**Supplied data:**
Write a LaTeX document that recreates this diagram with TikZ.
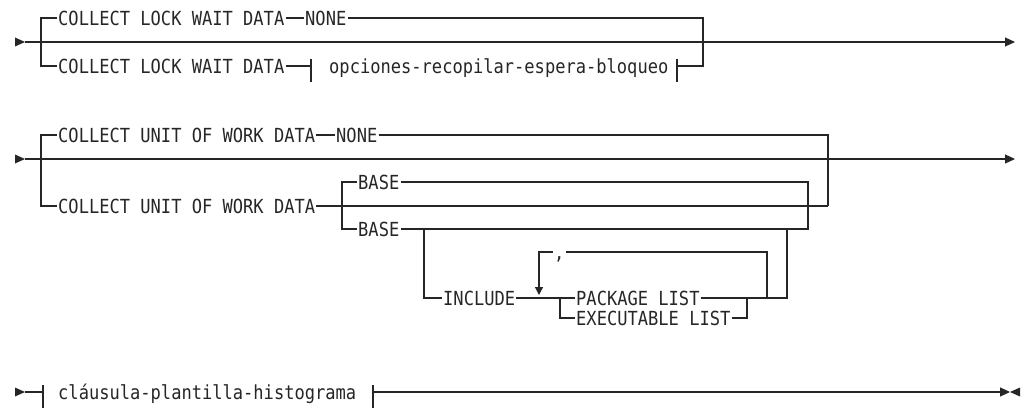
\documentclass[tikz,border=0pt]{standalone}
\usepackage{fontspec}
\newfontfamily\rrfont[FakeStretch=0.88]{DejaVu Sans Mono}
\usetikzlibrary{arrows.meta}
\tikzset{
  rr/.style={line width=1.2pt, draw=black!85},
  kw/.style={font=\fontsize{19.4}{20}\rrfont, inner xsep=1pt, inner ysep=0pt,
    text height=14.1pt, text depth=0pt, anchor=west, text=black!85},
  endarr/.style={-{Triangle[length=10pt,width=9pt]}},
  downarr/.style={-{Triangle[length=8pt,width=8pt]}},
}
\newcommand\rrstart[1]{\fill[black!85] (#1) ++(-10,-4.5) -- ++(10,4.5) -- ++(-10,4.5) -- cycle;}
\begin{document}
\begin{tikzpicture}[x=1pt,y=-1pt]
\useasboundingbox (0,0) rectangle (1029,412);

% ---------- Row 1 ----------
\coordinate (s1) at (25,42);
\coordinate (e1) at (1015,42);
\rrstart{s1}
\draw[rr,endarr] (s1) -- (e1);
\node[kw] (a1) at (57,18) {COLLECT LOCK WAIT DATA};
\node[kw] (a2) at (304,18) {NONE};
\node[kw] (a3) at (57,66) {COLLECT LOCK WAIT DATA};
\node[kw] (f1) at (328,66) {opciones-recopilar-espera-bloqueo};
\coordinate (f1l) at (311,66);
\coordinate (f1r) at (677,66);
\coordinate (j1) at (703,66);
\draw[rr] (a1.west) -| (41,66) -- (a3.west);
\draw[rr] (a1.east) -- (a2.west);
\draw[rr] (a2.east) -| (j1) -- (f1r);
\draw[rr] (a3.east) -- (f1l);
\draw[rr] (311,59) -- (311,82);
\draw[rr] (677,59) -- (677,82);

% ---------- Row 2 ----------
\coordinate (s2) at (25,159);
\coordinate (e2) at (1015,159);
\rrstart{s2}
\draw[rr,endarr] (s2) -- (e2);
\node[kw] (b1) at (57,135) {COLLECT UNIT OF WORK DATA};
\node[kw] (b2) at (335,135) {NONE};
\node[kw] (b3) at (57,206) {COLLECT UNIT OF WORK DATA};
\coordinate (j2) at (828,206);
\draw[rr] (b1.west) -| (41,206) -- (b3.west);
\draw[rr] (b1.east) -- (b2.west);
\draw[rr] (b2.east) -| (j2);
\draw[rr] (b3.east) -- (j2);
\node[kw] (c1) at (357,182) {BASE};
\node[kw] (c2) at (357,229) {BASE};
\coordinate (j3) at (808,229);
\draw[rr] (c1.west) -| (342,229) -- (c2.west);
\draw[rr] (c1.east) -| (j3) -- (c2.east);
\node[kw] (d1) at (442,298) {INCLUDE};
\node[kw] (p1) at (575,298) {PACKAGE LIST};
\node[kw] (p2) at (575,318) {EXECUTABLE LIST};
\node[kw] (cm) at (553,252) {,};
\coordinate (j4) at (787,229);
\draw[rr] (424,229) |- (d1.west);
\draw[rr] (d1.east) -- (p1.west);
\draw[rr] (560,298) |- (p2.west);
\draw[rr] (p2.east) -| (747,298);
\draw[rr] (p1.east) -| (j4);
\draw[rr] (767,298) |- (cm.east);
\draw[rr,downarr] (cm.west) -| (539,295);

% ---------- Row 3 ----------
\coordinate (s3) at (25,392);
\coordinate (e3) at (1010,392);
\rrstart{s3}
\node[kw] (h1) at (57,392) {cláusula-plantilla-histograma};
\coordinate (h1l) at (43,392);
\coordinate (h1r) at (373,392);
\draw[rr] (s3) -- (h1l);
\draw[rr] (43,385) -- (43,408);
\draw[rr] (373,385) -- (373,408);
\draw[rr,endarr] (h1r) -- (e3);
\fill[black!85] (e3) ++(10,-4.5) -- ++(-10,4.5) -- ++(10,4.5) -- cycle;
\end{tikzpicture}
\end{document}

**To do:** Please transcribe the material above exactly as written. Leave the pictures out.

**Exercise solution:**
Write a LaTeX document that recreates this diagram with TikZ.
\documentclass[tikz,border=0pt]{standalone}
\usepackage{fontspec}
\newfontfamily\rrfont[FakeStretch=0.88]{DejaVu Sans Mono}
\usetikzlibrary{arrows.meta}
\tikzset{
  rr/.style={line width=1.2pt, draw=black!85},
  kw/.style={font=\fontsize{19.4}{20}\rrfont, inner xsep=1pt, inner ysep=0pt,
    text height=14.1pt, text depth=0pt, anchor=west, text=black!85},
  endarr/.style={-{Triangle[length=10pt,width=9pt]}},
  downarr/.style={-{Triangle[length=8pt,width=8pt]}},
}
\newcommand\rrstart[1]{\fill[black!85] (#1) ++(-10,-4.5) -- ++(10,4.5) -- ++(-10,4.5) -- cycle;}
\begin{document}
\begin{tikzpicture}[x=1pt,y=-1pt]
\useasboundingbox (0,0) rectangle (1029,412);

% ---------- Row 1 ----------
\coordinate (s1) at (25,42);
\coordinate (e1) at (1015,42);
\rrstart{s1}
\draw[rr,endarr] (s1) -- (e1);
\node[kw] (a1) at (57,18) {COLLECT LOCK WAIT DATA};
\node[kw] (a2) at (304,18) {NONE};
\node[kw] (a3) at (57,66) {COLLECT LOCK WAIT DATA};
\node[kw] (f1) at (328,66) {opciones-recopilar-espera-bloqueo};
\coordinate (f1l) at (311,66);
\coordinate (f1r) at (677,66);
\coordinate (j1) at (703,66);
\draw[rr] (a1.west) -| (41,66) -- (a3.west);
\draw[rr] (a1.east) -- (a2.west);
\draw[rr] (a2.east) -| (j1) -- (f1r);
\draw[rr] (a3.east) -- (f1l);
\draw[rr] (311,59) -- (311,82);
\draw[rr] (677,59) -- (677,82);

% ---------- Row 2 ----------
\coordinate (s2) at (25,159);
\coordinate (e2) at (1015,159);
\rrstart{s2}
\draw[rr,endarr] (s2) -- (e2);
\node[kw] (b1) at (57,135) {COLLECT UNIT OF WORK DATA};
\node[kw] (b2) at (335,135) {NONE};
\node[kw] (b3) at (57,206) {COLLECT UNIT OF WORK DATA};
\coordinate (j2) at (828,206);
\draw[rr] (b1.west) -| (41,206) -- (b3.west);
\draw[rr] (b1.east) -- (b2.west);
\draw[rr] (b2.east) -| (j2);
\draw[rr] (b3.east) -- (j2);
\node[kw] (c1) at (357,182) {BASE};
\node[kw] (c2) at (357,229) {BASE};
\coordinate (j3) at (808,229);
\draw[rr] (c1.west) -| (342,229) -- (c2.west);
\draw[rr] (c1.east) -| (j3) -- (c2.east);
\node[kw] (d1) at (442,298) {INCLUDE};
\node[kw] (p1) at (575,298) {PACKAGE LIST};
\node[kw] (p2) at (575,318) {EXECUTABLE LIST};
\node[kw] (cm) at (553,252) {,};
\coordinate (j4) at (787,229);
\draw[rr] (424,229) |- (d1.west);
\draw[rr] (d1.east) -- (p1.west);
\draw[rr] (560,298) |- (p2.west);
\draw[rr] (p2.east) -| (747,298);
\draw[rr] (p1.east) -| (j4);
\draw[rr] (767,298) |- (cm.east);
\draw[rr,downarr] (cm.west) -| (539,295);

% ---------- Row 3 ----------
\coordinate (s3) at (25,392);
\coordinate (e3) at (1010,392);
\rrstart{s3}
\node[kw] (h1) at (57,392) {cláusula-plantilla-histograma};
\coordinate (h1l) at (43,392);
\coordinate (h1r) at (373,392);
\draw[rr] (s3) -- (h1l);
\draw[rr] (43,385) -- (43,408);
\draw[rr] (373,385) -- (373,408);
\draw[rr,endarr] (h1r) -- (e3);
\fill[black!85] (e3) ++(10,-4.5) -- ++(-10,4.5) -- ++(10,4.5) -- cycle;
\end{tikzpicture}
\end{document}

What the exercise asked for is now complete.